» Description of the task
Transcribe the entries that follow, word for word.

» Figure scripts
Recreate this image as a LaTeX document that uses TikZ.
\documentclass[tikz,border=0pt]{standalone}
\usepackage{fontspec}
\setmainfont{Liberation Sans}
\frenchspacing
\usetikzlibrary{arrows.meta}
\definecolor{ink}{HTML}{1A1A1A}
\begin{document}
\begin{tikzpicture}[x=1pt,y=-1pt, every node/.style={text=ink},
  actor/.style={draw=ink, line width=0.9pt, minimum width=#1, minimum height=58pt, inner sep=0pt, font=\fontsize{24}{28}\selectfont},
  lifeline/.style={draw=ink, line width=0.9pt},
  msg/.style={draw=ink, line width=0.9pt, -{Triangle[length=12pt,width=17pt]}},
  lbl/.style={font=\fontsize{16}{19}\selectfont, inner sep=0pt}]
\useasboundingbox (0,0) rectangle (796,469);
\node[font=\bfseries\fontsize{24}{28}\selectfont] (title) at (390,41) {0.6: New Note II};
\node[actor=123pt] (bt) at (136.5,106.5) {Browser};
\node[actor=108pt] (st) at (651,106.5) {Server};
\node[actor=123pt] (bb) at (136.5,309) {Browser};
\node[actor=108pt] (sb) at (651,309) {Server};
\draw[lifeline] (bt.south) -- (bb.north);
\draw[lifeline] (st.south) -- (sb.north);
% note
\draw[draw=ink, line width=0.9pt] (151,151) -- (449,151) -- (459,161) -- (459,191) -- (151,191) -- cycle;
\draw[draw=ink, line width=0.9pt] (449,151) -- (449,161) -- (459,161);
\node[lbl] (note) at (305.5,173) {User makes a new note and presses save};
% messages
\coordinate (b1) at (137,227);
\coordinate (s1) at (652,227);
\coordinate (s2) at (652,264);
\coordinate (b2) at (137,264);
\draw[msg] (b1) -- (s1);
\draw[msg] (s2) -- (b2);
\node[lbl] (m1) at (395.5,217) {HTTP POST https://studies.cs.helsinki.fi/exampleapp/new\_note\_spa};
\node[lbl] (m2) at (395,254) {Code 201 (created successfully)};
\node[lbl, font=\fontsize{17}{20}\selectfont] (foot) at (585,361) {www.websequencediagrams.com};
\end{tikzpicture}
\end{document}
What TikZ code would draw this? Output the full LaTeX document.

» Right answer
Recreate this image as a LaTeX document that uses TikZ.
\documentclass[tikz,border=0pt]{standalone}
\usepackage{fontspec}
\setmainfont{Liberation Sans}
\frenchspacing
\usetikzlibrary{arrows.meta}
\definecolor{ink}{HTML}{1A1A1A}
\begin{document}
\begin{tikzpicture}[x=1pt,y=-1pt, every node/.style={text=ink},
  actor/.style={draw=ink, line width=0.9pt, minimum width=#1, minimum height=58pt, inner sep=0pt, font=\fontsize{24}{28}\selectfont},
  lifeline/.style={draw=ink, line width=0.9pt},
  msg/.style={draw=ink, line width=0.9pt, -{Triangle[length=12pt,width=17pt]}},
  lbl/.style={font=\fontsize{16}{19}\selectfont, inner sep=0pt}]
\useasboundingbox (0,0) rectangle (796,469);
\node[font=\bfseries\fontsize{24}{28}\selectfont] (title) at (390,41) {0.6: New Note II};
\node[actor=123pt] (bt) at (136.5,106.5) {Browser};
\node[actor=108pt] (st) at (651,106.5) {Server};
\node[actor=123pt] (bb) at (136.5,309) {Browser};
\node[actor=108pt] (sb) at (651,309) {Server};
\draw[lifeline] (bt.south) -- (bb.north);
\draw[lifeline] (st.south) -- (sb.north);
% note
\draw[draw=ink, line width=0.9pt] (151,151) -- (449,151) -- (459,161) -- (459,191) -- (151,191) -- cycle;
\draw[draw=ink, line width=0.9pt] (449,151) -- (449,161) -- (459,161);
\node[lbl] (note) at (305.5,173) {User makes a new note and presses save};
% messages
\coordinate (b1) at (137,227);
\coordinate (s1) at (652,227);
\coordinate (s2) at (652,264);
\coordinate (b2) at (137,264);
\draw[msg] (b1) -- (s1);
\draw[msg] (s2) -- (b2);
\node[lbl] (m1) at (395.5,217) {HTTP POST https://studies.cs.helsinki.fi/exampleapp/new\_note\_spa};
\node[lbl] (m2) at (395,254) {Code 201 (created successfully)};
\node[lbl, font=\fontsize{17}{20}\selectfont] (foot) at (585,361) {www.websequencediagrams.com};
\end{tikzpicture}
\end{document}
What TikZ code would draw this? Output the full LaTeX document.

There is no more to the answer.